Enrico Marro, Corriere della Sera 25/05/2012, 25 maggio 2012
ANNO PER ANNO TUTTI I NUMERI DELLE PENSIONI. L’ASSEGNO PREVIDENZIALE FINO ALL’84% DEL REDDITO —
«Le ripetute riforme previdenziali degli anni Novanta, compresa l’ultima, la Fornero-Monti, garantiranno nel medio-lungo periodo non solo una sostanziale stabilità della spesa pensionistica in rapporto al prodotto interno lordo, ma anche il mantenimento di adeguati livelli di prestazione». Lo afferma Alberto Brambilla, presidente del Nucleo di valutazione della spesa previdenziale, la commissione di esperti del ministero del Lavoro che diffonderà oggi l’ultimo rapporto sugli «andamenti finanziari del sistema».
L’adeguatezza delle prestazioni è la cosa che più interessa al lavoratore. Essa infatti, attraverso il cosiddetto «tasso di sostituzione», misura l’importo della pensione in rapporto all’ultima retribuzione.

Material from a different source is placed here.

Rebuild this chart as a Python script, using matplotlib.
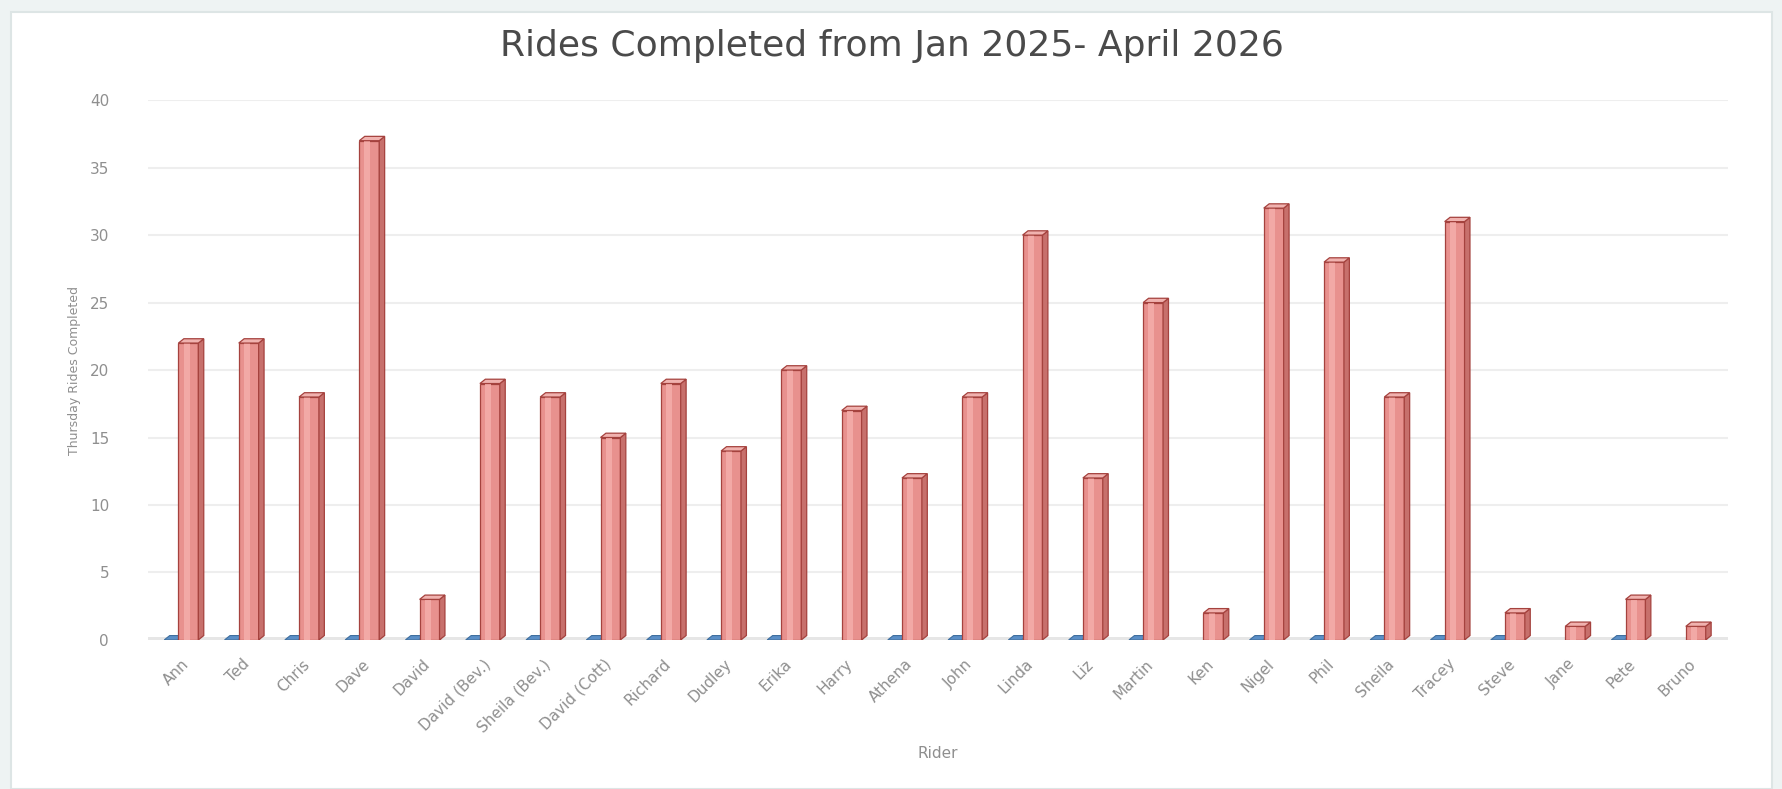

Bene, secondo le proiezioni del rapporto Brambilla, che si spingono fino al 2060, il tasso di sostituzione della pensione al netto del prelievo fiscale è addirittura destinato ad aumentare per i lavoratori dipendenti, passando dal 78,1% della retribuzione nel 2010 all’84,6% nel 2060. L’esempio si riferisce alle pensioni di vecchiaia con età di inizio del lavoro a 30 anni.
Il miglioramento del grado di copertura delle pensioni, spiega il rapporto, è dovuto essenzialmente al fatto che si lavorerà più a lungo. L’età per la pensione di vecchiaia, dopo la riforma Fornero, aumenterà infatti gradualmente dai 66 anni attuali a 71 anni e 3 mesi nel 2065. Sarà di 70 anni e 10 mesi nel 2060 e quindi il lavoratore dell’esempio riportato nel rapporto avrebbe quasi 41 anni di contributi. Per un lavoratore autonomo, invece, il grado di copertura scenderà dall’88,9% del 2010 al 69,4% del 2030 per poi risalire fino al 77,6% del 2060. Un andamento altalenante che si spiega con l’andata a regime del metodo di calcolo contributivo: gli autonomi pagano il 24% rispetto al 33% dei dipendenti e nel retributivo avevano un rendimento della pensione molto maggiore.
In realtà, spiega Brambilla, dal 2030 andranno in pensione soprattutto coloro che hanno cominciato a lavorare dopo il 1995, che ricadono nel contributivo puro. Costoro potranno andare in «pensionamento anticipato» se in possesso di 20 anni di contributi e di un’età minima che oggi è di 63 anni e che salirà anch’essa gradualmente. Nel 2030, per esempio sarà di 65 anni e due mesi. Un lavoratore dipendente che appunto avesse cominciato nel ’96 potrebbe andar via nel 2030 e, con 35 anni di contributi, avrebbe una pensione pari al 67,2% della retribuzione: tasso di copertura che il rapporto stima in crescita fino al 72% nel 2060 quando saranno necessari 67 anni e 10 mesi. Più basso invece l’andamento del tasso per un lavoratore autonomo sempre nel contributivo puro, dal 58% del 2030 al 66,9% del 2060. Si conferma quindi che per chi ha cominciato a lavorare dopo il ’95 la pensione integrativa sarebbe utile.
Quanto al rapporto tra la spesa previdenziale e il prodotto interno lordo, esso è salito tra il 2007 e il 2010 dal 13,5% al 15%, scenderà fino al 2030, quando è stimato al 14,4%, poi salirà leggermente, fino a raggiungere il massimo del 15,4% nel biennio 2046-2047 per ridiscendere infine al 13,8% nel 2060. Questi andamenti, tutto sommato positivi, si realizzeranno, ammonisce però Brambilla, solo se l’economia riprenderà a crescere e l’occupazione aumenterà. Oggi siamo gli ultimi in Europa per tasso di occupazione, tranne Malta, sottolinea il rapporto.
In prospettiva, aggiunge il presidente del Nucleo di valutazione, il problema maggiore si porrà per chi ha cominciato a lavorare dopo il 1996 perché nel sistema contributivo puro non ci saranno più le maggiorazioni assistenziali, come per esempio le integrazioni al minimo della pensione, che oggi riguardano 7 milioni di anziani, e quindi per avere una prestazione buona sarà indispensabile aver avuto una carriera lavorativa continua: un risultato difficile da raggiungere per chi resta intrappolato nei contratti precari.